In earlier reporting on the Mitchell case, a former Eureka resident by the name of Kareen Van Swearengin told us a terrifying story of a man resembling Durst pulling up to her along a Eureka street attempting to pick her up. She remembered the man driving the blue car as small, having a raspy voice, and “weird-looking teeth.” When asked whether she thought the man in the vehicle was Robert Durst, Van Swearingen said, he had the “same voice and same stature as the Durst guy.”
As to law enforcement’s perspective on Durst as a suspect, Captain O’Neill told us,“At this time [we] have not found any credible link between Mitchell’s disappearance and Mr. Durst. However, until Karen is located we will not rule out any possibility.”
Another notable incident involving Durst was his May 1995 arrest in the Mendocino County coastal town of Mendocino when a sheriff’s deputy arrested him for driving under the influence, possession of marijuana, and possession of concentrated cannabis.
Durst was spotted outside of his vehicle on the town’s main drag weaving and showing signs of intoxication.

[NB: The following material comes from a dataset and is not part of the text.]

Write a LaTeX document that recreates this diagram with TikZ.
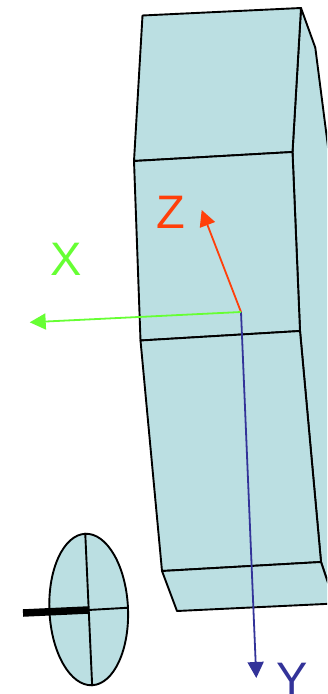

He saw the passing deputy, jumped in his vehicle, and drove away.
The deputy pursued, conducted a traffic stop, and after seeing marked signs of intoxication, performed a field sobriety test. In the arrest narrative, the deputy wrote Durst was so intoxicated that when he attempted to walk heel to toe the deputy “had to stop him from walking into traffic.”
Durst was arrested, his vehicle was searched, and deputies located an envelope containing $3,700 and a plastic baggie containing “less than an ounce of what appeared to be marijuana” in the trunk. Watching law enforcement find these items, Durst reportedly said, “The Money and the marijuana are mine and I have always smoked it, even as a kid. So what’s the big deal?”
This arrest report contains a record of the vehicle that Durst drove during this time. And, that small piece of information is one more link that may tie the suspected serial killer to the Mitchell case, where witnesses describe the car she got in as a light-blue 1976-1978 Ford Granda or Mercury Monarch with a California license plate with “Eureka” on the frame. As per the Mendocino County Sheriff’s Office report that describes the May 1997 arrest of Durst, he was driving a blue, four-door, Ford Taurus with California plates. Though not the same exact vehicle, the similarities are note-worthy.
Durst’s death while in custody might be justice for some, but the end of a road for others. Karen Mitchell’s family and friends will forever wonder if what happened to their loved one went to the grave with Durst, as did the fate of his wife, Kathleen-.